I thanked God it was only pornography and for the amazing healing of my husband. Life was back to normal. I knew about addictions and I was going to be there for my husband.
Two years later, I got a message that my husband was coming home early from a business trip to talk. The message made it clear that he hadn't lost his job. The day dragged on until he walked in holding a rolled up journal. The look on his face reflected the pain that was about to be splashed all over me. He spoke first.
Suddenly, nothing else existed except for the drumming of my husband's voice and the journal he was holding—the pages that were about to indelibly change my life. There was nothing to grab onto and nothing I could control.

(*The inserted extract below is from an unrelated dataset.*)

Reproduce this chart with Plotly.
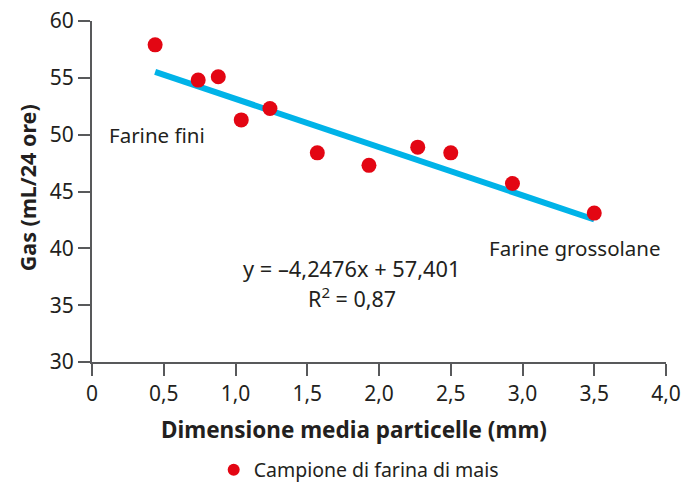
import plotly.graph_objects as go

# Data
particle_mm = [0.44, 0.74, 0.88, 1.04, 1.24, 1.57, 1.93, 2.27, 2.50, 2.93, 3.50]
gas_ml = [57.9, 54.8, 55.1, 51.3, 52.3, 48.4, 47.3, 48.9, 48.4, 45.7, 43.1]
slope = -4.2476
intercept = 57.401
x_tickvals = [0, 0.5, 1.0, 1.5, 2.0, 2.5, 3.0, 3.5, 4.0]
x_ticktext = ["0", "0,5", "1,0", "1,5", "2,0", "2,5", "3,0", "3,5", "4,0"]
y_tickvals = [30, 35, 40, 45, 50, 55, 60]

FONT = "Noto Sans"
TXT = "#231f20"
AX = "#58595b"

xmin, xmax = min(particle_mm), max(particle_mm)
trend_x = [xmin, xmax]
trend_y = [slope * v + intercept for v in trend_x]

fig = go.Figure()
fig.add_trace(go.Scatter(x=trend_x, y=trend_y, mode="lines",
                         line=dict(color="#00b3e8", width=6),
                         showlegend=False, hoverinfo="skip"))
fig.add_trace(go.Scatter(x=particle_mm, y=gas_ml, mode="markers",
                         marker=dict(color="#e30613", size=15),
                         name="Campione di farina di mais"))

def note(x, y, text, size=21, xref="x", yref="y", bold=False, angle=0):
    fig.add_annotation(x=x, y=y, xref=xref, yref=yref,
                       text=f"<b>{text}</b>" if bold else text,
                       showarrow=False, xanchor="center", yanchor="middle",
                       textangle=angle,
                       font=dict(family=FONT, size=size, color=TXT))

note(0.453, 50.0, "Farine fini", size=20.5)
note(3.366, 40.0, "Farine grossolane", size=20.5)
note(1.81, 38.2, "y = \u20134,2476x + 57,401", size=21.8)
note(1.81, 35.7, "R<sup>2</sup> = 0,87", size=21.5)
# axis titles
note(0.456, -0.199, "Dimensione media particelle (mm)", size=22.5, xref="paper", yref="paper", bold=True)
note(-0.113, 0.51, "Gas (mL/24 ore)", size=21.5, xref="paper", yref="paper", bold=True, angle=-90)

# page body has an 8px margin, so the figure is sized/offset to compensate
fig.update_layout(
    width=686, height=477,
    margin=dict(l=84, r=28, t=13, b=123, autoexpand=False),
    paper_bgcolor="white", plot_bgcolor="white",
    font=dict(family=FONT, color=TXT),
    legend=dict(orientation="h", x=0.212, xanchor="left", y=-0.317, yanchor="middle",
                font=dict(family=FONT, size=19.5, color=TXT), itemsizing="constant"),
    xaxis=dict(range=[0, 4], tickvals=x_tickvals, ticktext=x_ticktext, automargin=False,
               ticklabeloverflow="allow",
               showgrid=False, zeroline=False, showline=True, linecolor=AX, linewidth=2,
               ticks="outside", ticklen=12, tickcolor=AX, tickwidth=1.5,
               tickfont=dict(family=FONT, size=21, color=TXT)),
    yaxis=dict(range=[30, 60], tickvals=y_tickvals, automargin=False,
               ticklabeloverflow="allow",
               showgrid=False, zeroline=False, showline=True, linecolor=AX, linewidth=2,
               ticks="outside", ticklen=12, tickcolor=AX, tickwidth=1.5,
               tickfont=dict(family=FONT, size=21, color=TXT)),
)

fig.write_html("out.html")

I knew from Dave's first disclosure two years prior that his compulsion started when he was only eleven years old, when he found pornographic material in his home. Porn became a coping mechanism for his feelings of low self-worth. Because he feared that I'd leave, Dave had not been completely honest in his first disclosure.
For over seventeen years his being unfaithful had been inconceivable to me, and though his desire to be free and healed was sincere, his conscious exclusion of pertinent information left just enough for the Enemy to get a handhold. Satan waited for the right moment, grabbed it, and dragged Dave even deeper into the addiction. His addiction had progressed, and he crossed the line from fantasy to reality by being with another woman.
This time, my husband hit bottom. He described how, after this sexual encounter, he felt God had turned His back on him. Loneliness had been a lifelong companion, but this feeling of being estranged from God was darker still. His desperation to be free of his addiction was so great that he was willing to forfeit our now nineteen-year marriage. As he read from his journal, determined now not to omit anything, he confessed every betrayal over the course of our lives together.